Despite this failed Soviet attempt
at combination, Putin’s regime has decided to recreate the Northern Kray,
albeit under a new name but with the native peoples, the Nentsy and the Komi,
subordinate to an ethnic Russian majority. But it is likely the Kremlin is responding
to more recent developments and its current fears.

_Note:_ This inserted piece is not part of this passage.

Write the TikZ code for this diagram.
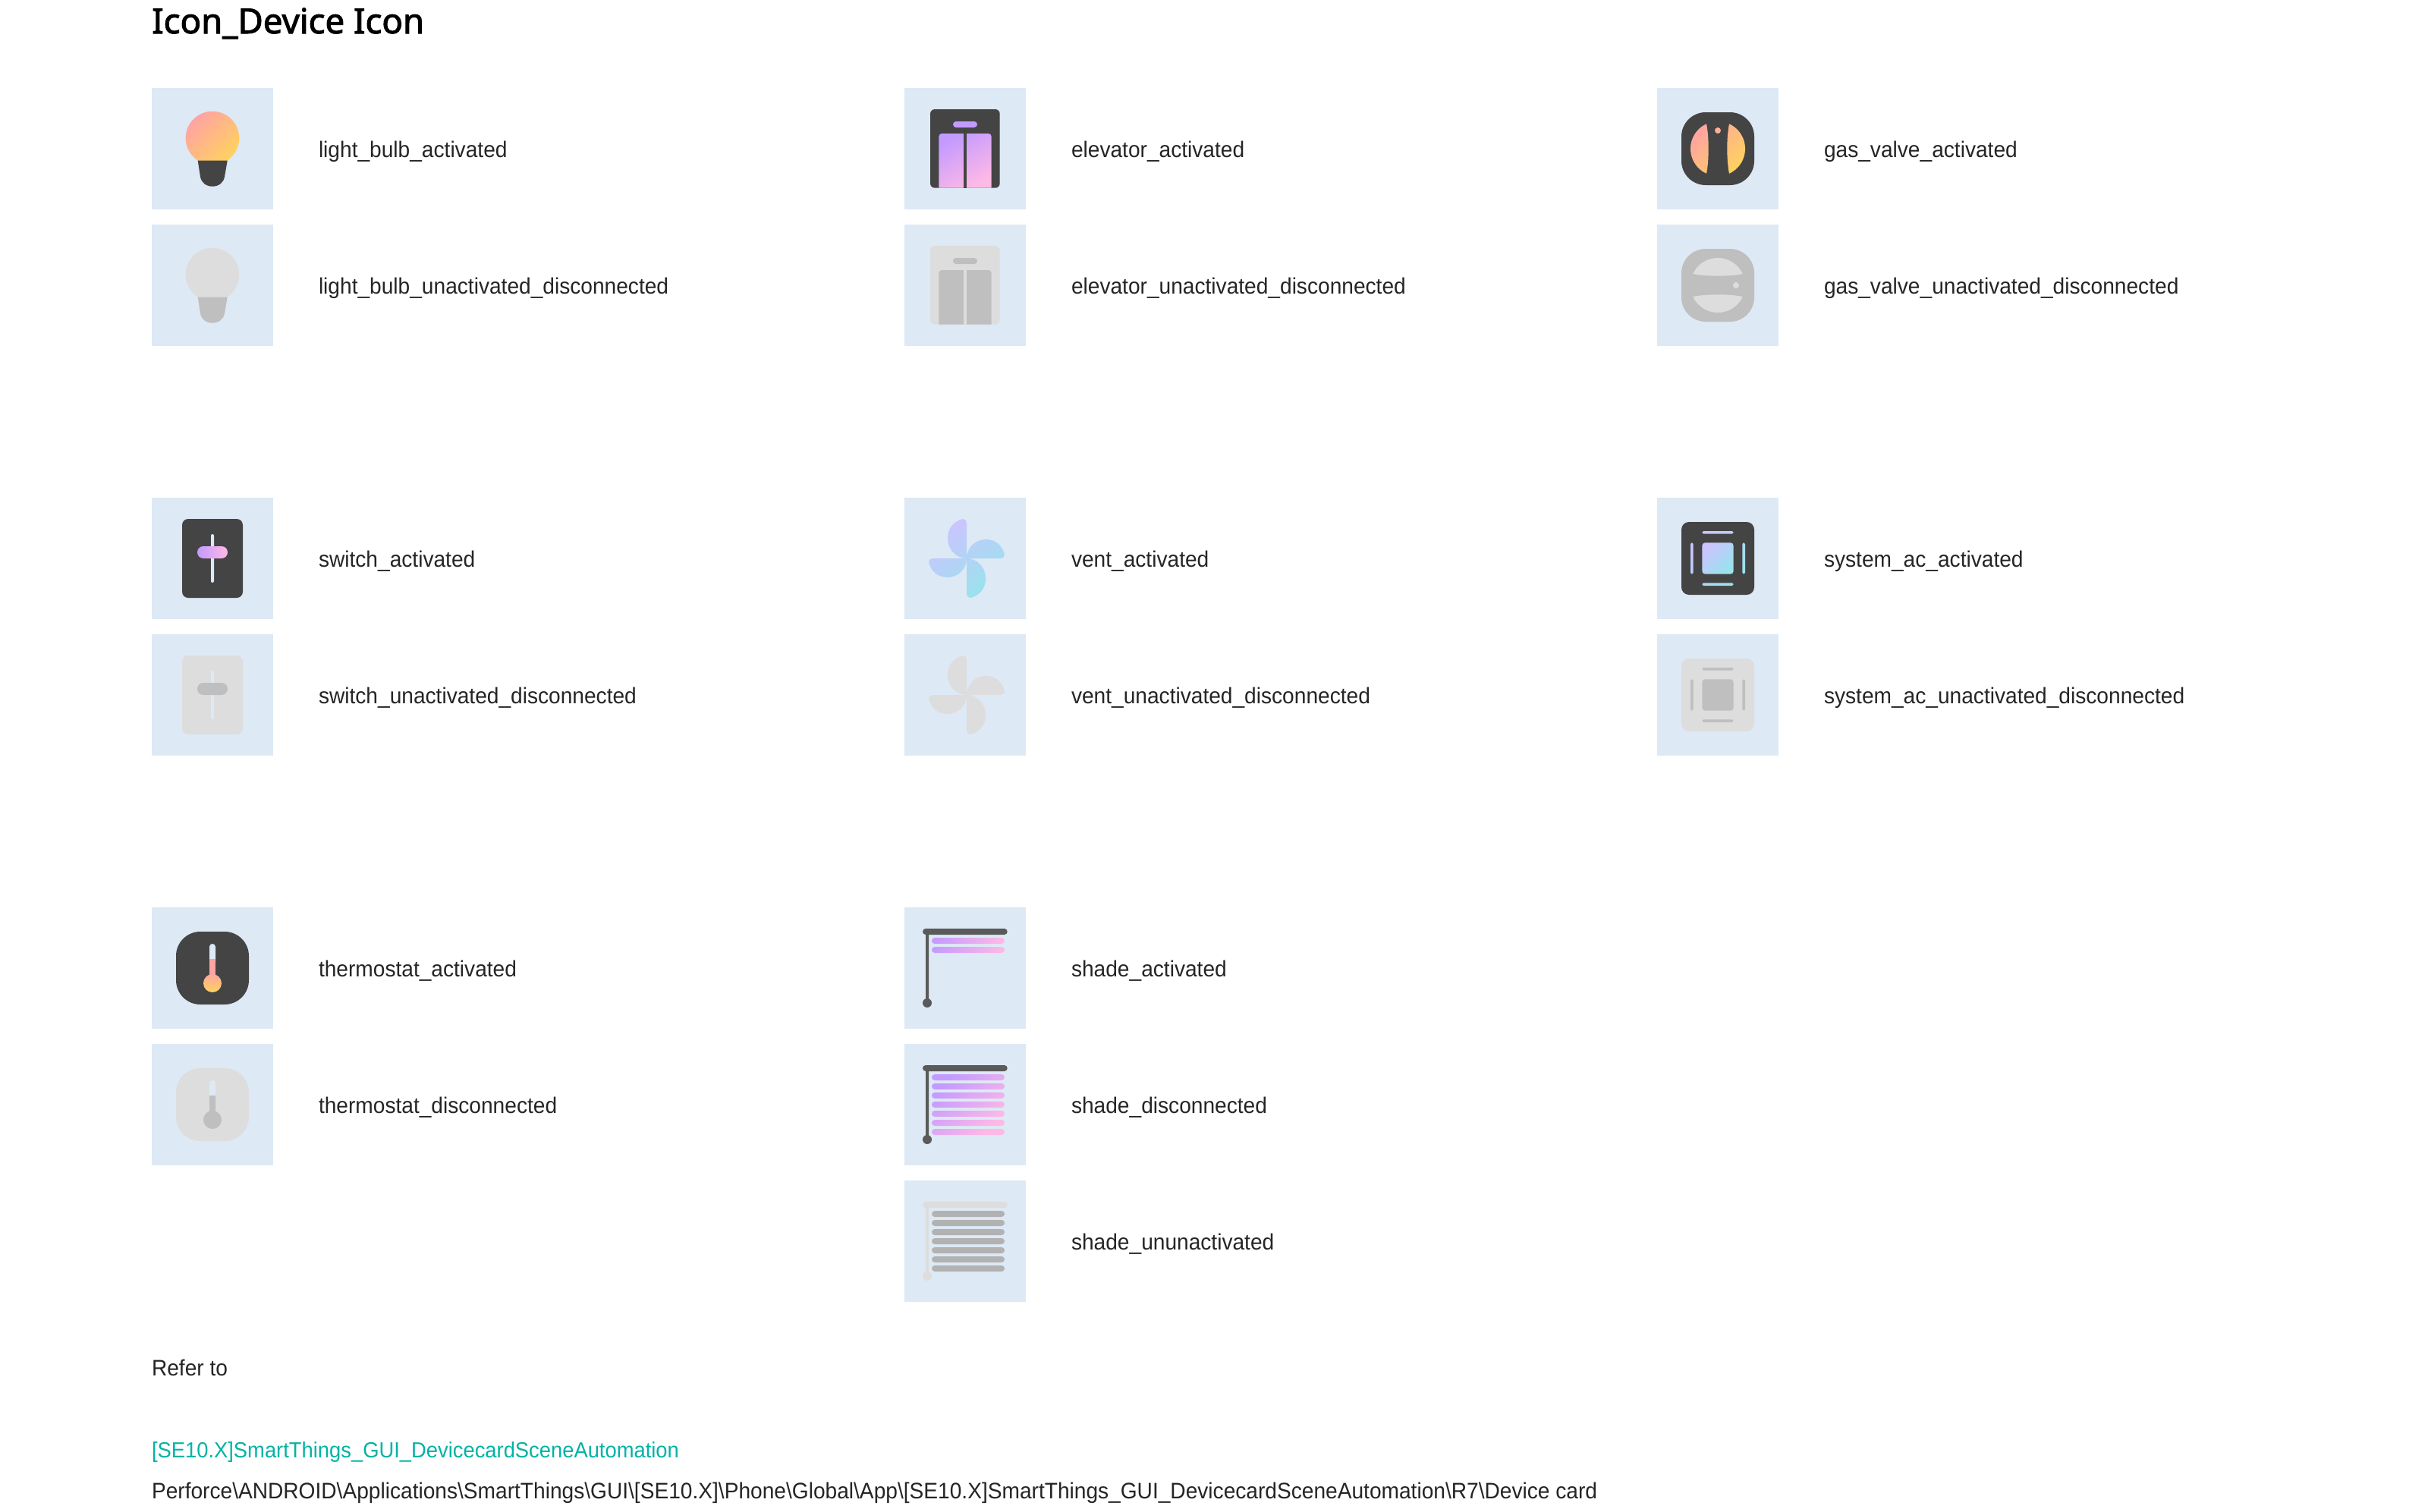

On August 29, 1990, the Komi ASSR
was among the first within the RSFSR to proclaim state sovereignty; and on May
21, 1991, it elevated its status to that of a union republic. But that came too
late to be recognized in the center. According to the 1993 constitution, the
Komi and the Nenets became subjects of the federation, as a republic and
autonomous district respectively.
Putin fears something similar but he
fears something else more: a band of republics from the Arctic to Central Asia cutting
off European Russia from Siberia and the Far East. That is why Moscow is now so
obsessive about maintaining the Orenburg corridor between Bashkortostan and
Kazakhstan, the Kudymar corridor between Udmurtia and Komi, and the subordination
of Nenets lands to Arkhangelsk.
If Kremlin’s current plans are
realized, Moscow will have put in place a system that will allow it to oppress
the non-Russians even more than now. And for that reason, if for no other, the
peoples of the Middle Volga as well as all others must come to the support of the
Nentsy and the Komi now, the Idel-Ural movement says.